Data rows:
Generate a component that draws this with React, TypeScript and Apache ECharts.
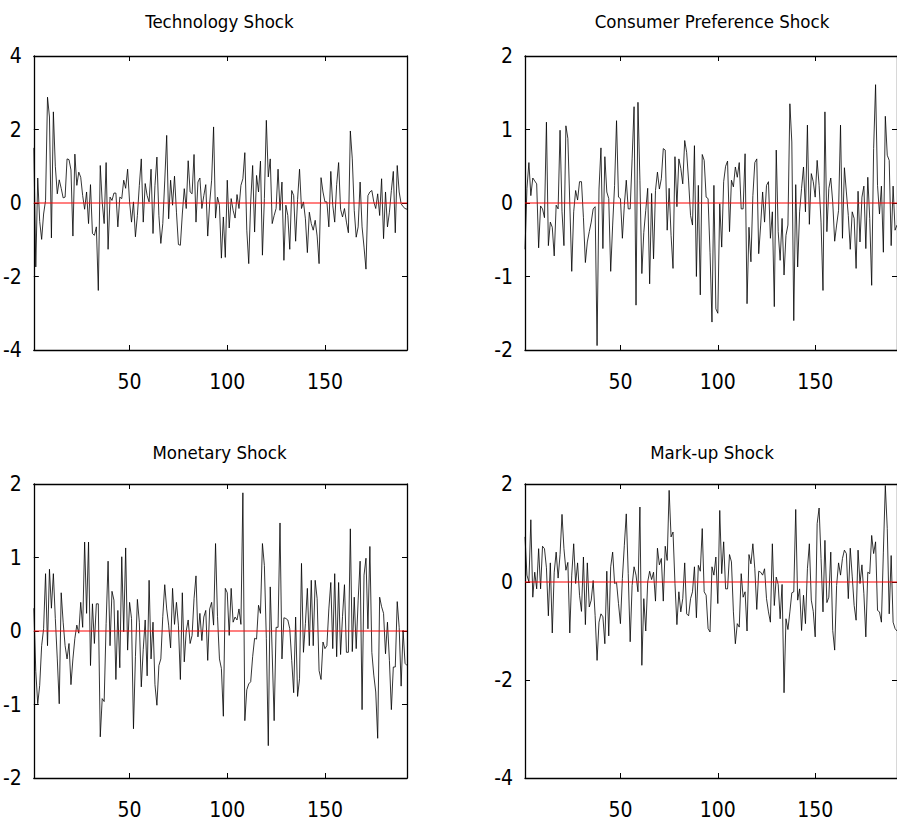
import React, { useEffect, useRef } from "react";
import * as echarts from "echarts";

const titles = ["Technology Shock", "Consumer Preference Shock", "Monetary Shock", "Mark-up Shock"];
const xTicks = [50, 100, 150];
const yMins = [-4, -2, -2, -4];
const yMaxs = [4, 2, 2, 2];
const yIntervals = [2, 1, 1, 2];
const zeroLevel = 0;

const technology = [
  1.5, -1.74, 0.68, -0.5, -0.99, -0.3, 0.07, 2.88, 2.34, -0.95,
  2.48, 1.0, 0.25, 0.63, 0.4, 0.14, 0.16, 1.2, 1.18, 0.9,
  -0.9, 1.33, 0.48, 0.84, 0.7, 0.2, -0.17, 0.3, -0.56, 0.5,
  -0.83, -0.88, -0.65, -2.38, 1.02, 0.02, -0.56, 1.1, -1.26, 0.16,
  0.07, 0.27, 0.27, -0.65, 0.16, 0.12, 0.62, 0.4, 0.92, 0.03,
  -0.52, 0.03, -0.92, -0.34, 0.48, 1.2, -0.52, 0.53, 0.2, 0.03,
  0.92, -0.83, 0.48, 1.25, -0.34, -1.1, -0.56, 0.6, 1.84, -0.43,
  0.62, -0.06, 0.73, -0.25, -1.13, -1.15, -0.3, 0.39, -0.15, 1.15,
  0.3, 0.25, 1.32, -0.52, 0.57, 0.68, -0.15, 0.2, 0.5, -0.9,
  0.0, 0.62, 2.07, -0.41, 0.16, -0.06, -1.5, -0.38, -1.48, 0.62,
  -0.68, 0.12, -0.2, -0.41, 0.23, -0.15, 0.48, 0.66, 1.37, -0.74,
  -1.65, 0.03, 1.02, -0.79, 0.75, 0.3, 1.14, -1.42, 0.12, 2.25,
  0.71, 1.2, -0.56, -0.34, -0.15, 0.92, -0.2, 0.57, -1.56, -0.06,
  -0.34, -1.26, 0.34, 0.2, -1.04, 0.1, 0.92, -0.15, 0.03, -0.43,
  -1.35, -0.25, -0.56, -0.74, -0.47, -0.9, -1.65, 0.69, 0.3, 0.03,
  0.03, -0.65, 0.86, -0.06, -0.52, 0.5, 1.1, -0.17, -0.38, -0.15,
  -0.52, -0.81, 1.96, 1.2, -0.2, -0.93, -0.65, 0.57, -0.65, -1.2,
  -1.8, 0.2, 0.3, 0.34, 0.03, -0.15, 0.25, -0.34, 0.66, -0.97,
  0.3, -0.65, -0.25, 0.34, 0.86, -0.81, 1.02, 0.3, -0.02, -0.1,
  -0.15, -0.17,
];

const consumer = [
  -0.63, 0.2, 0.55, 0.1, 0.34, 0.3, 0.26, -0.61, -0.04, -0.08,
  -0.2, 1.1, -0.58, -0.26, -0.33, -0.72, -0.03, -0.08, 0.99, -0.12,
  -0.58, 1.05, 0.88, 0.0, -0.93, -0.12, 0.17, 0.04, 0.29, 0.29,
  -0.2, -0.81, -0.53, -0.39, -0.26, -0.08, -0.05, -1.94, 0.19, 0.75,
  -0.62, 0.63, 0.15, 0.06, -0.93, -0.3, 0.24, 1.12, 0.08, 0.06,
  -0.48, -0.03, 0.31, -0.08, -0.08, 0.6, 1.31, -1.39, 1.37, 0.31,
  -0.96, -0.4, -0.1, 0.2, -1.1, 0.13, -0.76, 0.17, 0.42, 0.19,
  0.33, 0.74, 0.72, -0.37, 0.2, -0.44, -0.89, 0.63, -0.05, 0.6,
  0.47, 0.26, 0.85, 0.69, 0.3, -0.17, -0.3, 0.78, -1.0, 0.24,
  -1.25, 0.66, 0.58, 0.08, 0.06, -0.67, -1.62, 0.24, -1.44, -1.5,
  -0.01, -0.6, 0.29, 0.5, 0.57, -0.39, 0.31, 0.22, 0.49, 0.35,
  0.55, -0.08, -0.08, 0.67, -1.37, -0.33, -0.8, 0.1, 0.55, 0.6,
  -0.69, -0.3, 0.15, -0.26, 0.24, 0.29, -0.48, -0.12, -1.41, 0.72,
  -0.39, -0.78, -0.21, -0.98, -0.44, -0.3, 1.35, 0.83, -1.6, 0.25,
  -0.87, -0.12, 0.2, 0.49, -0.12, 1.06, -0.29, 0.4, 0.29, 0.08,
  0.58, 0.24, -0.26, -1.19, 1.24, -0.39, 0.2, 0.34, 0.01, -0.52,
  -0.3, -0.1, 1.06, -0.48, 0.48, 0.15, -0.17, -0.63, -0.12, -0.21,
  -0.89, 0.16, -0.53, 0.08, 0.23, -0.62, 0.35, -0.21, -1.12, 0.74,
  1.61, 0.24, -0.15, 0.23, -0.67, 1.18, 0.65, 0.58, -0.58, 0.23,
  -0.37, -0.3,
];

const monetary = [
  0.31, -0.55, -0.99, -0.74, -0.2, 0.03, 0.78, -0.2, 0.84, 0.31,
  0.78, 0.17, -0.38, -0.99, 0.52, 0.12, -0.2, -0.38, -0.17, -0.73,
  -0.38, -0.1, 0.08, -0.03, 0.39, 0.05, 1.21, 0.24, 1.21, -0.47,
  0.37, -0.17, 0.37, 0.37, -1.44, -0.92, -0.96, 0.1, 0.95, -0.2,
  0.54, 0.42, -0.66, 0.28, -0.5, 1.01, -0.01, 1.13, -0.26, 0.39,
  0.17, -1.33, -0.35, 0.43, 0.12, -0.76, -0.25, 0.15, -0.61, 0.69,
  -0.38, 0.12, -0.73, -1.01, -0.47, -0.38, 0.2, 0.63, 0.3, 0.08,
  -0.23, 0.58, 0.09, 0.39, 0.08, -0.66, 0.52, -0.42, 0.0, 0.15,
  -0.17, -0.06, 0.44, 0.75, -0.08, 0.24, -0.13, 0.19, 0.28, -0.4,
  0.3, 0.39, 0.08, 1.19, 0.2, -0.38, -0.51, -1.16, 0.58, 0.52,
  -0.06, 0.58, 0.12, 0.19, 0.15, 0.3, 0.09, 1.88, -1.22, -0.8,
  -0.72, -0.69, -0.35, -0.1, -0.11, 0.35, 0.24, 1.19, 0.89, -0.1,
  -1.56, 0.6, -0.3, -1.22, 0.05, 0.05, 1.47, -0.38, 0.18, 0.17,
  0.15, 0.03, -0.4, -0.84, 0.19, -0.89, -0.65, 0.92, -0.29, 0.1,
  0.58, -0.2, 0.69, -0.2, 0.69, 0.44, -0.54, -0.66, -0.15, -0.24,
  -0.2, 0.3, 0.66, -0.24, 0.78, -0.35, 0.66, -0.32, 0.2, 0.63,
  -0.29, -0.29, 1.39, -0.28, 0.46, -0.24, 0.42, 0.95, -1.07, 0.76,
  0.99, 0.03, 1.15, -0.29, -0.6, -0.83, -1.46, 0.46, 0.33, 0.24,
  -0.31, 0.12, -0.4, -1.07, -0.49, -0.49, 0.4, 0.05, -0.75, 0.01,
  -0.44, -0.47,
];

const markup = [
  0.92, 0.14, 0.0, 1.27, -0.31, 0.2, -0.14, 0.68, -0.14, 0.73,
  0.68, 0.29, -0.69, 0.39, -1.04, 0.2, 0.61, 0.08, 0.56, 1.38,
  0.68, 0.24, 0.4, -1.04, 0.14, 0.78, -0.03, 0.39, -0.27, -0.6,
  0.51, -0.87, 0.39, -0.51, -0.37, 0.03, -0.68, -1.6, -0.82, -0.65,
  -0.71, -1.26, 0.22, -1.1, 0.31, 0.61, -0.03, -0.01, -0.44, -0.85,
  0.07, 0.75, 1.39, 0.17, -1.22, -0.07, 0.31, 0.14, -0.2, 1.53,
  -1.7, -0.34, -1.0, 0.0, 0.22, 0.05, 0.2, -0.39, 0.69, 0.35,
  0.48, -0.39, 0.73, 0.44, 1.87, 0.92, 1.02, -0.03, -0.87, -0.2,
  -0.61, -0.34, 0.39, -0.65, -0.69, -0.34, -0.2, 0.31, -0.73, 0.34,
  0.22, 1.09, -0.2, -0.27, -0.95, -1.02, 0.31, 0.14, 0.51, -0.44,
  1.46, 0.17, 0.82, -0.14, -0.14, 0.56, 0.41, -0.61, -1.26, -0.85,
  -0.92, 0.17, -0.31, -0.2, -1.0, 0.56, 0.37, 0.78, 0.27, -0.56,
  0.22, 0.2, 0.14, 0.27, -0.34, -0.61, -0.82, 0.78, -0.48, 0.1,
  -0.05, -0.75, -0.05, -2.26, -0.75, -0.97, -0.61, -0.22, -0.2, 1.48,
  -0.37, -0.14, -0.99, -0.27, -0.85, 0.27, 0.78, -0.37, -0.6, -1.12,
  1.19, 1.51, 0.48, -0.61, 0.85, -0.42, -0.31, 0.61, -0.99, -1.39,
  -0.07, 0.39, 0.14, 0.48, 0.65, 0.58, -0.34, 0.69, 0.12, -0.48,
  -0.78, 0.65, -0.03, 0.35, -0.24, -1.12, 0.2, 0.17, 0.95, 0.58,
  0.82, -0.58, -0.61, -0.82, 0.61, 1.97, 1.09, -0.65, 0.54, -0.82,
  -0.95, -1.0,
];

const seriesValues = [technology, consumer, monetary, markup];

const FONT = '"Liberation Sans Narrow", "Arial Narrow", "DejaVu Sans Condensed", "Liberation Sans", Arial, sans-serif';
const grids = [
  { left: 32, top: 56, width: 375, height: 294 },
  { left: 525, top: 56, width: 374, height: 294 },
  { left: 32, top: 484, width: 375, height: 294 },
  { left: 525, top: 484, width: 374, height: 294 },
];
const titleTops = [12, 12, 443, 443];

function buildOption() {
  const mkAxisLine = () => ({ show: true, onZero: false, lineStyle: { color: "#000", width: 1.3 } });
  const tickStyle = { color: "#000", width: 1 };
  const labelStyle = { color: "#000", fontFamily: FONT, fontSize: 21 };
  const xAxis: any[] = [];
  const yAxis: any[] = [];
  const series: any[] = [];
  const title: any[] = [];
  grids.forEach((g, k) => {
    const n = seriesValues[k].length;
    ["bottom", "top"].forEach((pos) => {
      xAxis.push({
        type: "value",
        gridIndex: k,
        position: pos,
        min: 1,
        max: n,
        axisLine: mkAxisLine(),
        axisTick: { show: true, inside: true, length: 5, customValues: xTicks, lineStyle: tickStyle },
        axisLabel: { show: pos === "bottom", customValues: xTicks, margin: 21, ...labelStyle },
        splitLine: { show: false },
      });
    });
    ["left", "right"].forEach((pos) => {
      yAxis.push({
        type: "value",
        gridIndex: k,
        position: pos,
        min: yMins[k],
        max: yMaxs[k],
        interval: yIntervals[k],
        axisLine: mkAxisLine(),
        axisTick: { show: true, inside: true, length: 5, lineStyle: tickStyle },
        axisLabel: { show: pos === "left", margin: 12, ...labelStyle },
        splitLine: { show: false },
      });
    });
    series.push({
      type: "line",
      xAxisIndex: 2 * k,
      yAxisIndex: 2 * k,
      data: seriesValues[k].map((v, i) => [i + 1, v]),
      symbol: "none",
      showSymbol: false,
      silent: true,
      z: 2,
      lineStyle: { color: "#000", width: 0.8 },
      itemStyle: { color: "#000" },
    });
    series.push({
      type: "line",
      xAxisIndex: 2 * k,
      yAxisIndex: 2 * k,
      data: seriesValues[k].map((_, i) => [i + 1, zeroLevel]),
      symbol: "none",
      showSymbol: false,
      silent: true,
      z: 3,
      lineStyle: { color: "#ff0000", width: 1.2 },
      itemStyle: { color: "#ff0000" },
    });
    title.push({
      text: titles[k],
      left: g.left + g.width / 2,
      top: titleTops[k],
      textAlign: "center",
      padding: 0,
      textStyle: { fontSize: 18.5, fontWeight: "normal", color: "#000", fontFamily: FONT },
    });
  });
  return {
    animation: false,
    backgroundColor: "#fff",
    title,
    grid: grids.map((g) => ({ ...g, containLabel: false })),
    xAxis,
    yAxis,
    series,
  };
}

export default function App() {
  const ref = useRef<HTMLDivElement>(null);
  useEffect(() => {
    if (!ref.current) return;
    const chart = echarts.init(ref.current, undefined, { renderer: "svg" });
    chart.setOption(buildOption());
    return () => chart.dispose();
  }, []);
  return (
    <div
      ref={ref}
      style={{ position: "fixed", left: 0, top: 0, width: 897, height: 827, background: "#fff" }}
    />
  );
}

==

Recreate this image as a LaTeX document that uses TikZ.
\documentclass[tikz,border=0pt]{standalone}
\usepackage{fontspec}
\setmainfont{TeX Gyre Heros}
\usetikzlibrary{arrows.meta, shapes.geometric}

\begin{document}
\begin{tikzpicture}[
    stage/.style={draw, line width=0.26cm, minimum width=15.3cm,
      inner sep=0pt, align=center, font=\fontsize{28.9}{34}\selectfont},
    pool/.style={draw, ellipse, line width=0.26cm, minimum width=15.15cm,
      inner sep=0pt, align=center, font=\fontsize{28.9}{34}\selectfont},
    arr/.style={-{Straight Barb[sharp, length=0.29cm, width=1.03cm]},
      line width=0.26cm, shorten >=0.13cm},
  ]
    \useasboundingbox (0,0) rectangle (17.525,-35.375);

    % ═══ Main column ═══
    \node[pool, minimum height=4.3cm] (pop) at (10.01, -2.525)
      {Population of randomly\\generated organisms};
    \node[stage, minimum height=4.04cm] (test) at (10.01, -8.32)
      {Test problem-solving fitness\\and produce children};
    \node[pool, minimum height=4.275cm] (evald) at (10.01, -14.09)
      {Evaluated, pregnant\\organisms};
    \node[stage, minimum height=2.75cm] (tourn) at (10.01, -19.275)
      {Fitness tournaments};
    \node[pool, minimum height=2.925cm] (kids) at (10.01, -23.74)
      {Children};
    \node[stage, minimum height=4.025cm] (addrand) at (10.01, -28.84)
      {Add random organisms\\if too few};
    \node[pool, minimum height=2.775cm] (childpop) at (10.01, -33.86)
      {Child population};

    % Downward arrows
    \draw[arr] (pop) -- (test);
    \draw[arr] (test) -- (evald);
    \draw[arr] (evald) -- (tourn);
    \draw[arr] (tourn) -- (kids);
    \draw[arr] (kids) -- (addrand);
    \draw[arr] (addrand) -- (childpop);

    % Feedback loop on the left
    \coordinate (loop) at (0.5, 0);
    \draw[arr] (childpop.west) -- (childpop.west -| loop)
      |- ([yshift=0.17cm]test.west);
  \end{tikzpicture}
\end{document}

Task objective: Skip all pictures. Output only the lines from the one containing "Generate a component" to the one containing "const zeroLevel = 0;", both lines included.

The response:
Generate a component that draws this with React, TypeScript and Apache ECharts.
import React, { useEffect, useRef } from "react";
import * as echarts from "echarts";

const titles = ["Technology Shock", "Consumer Preference Shock", "Monetary Shock", "Mark-up Shock"];
const xTicks = [50, 100, 150];
const yMins = [-4, -2, -2, -4];
const yMaxs = [4, 2, 2, 2];
const yIntervals = [2, 1, 1, 2];
const zeroLevel = 0;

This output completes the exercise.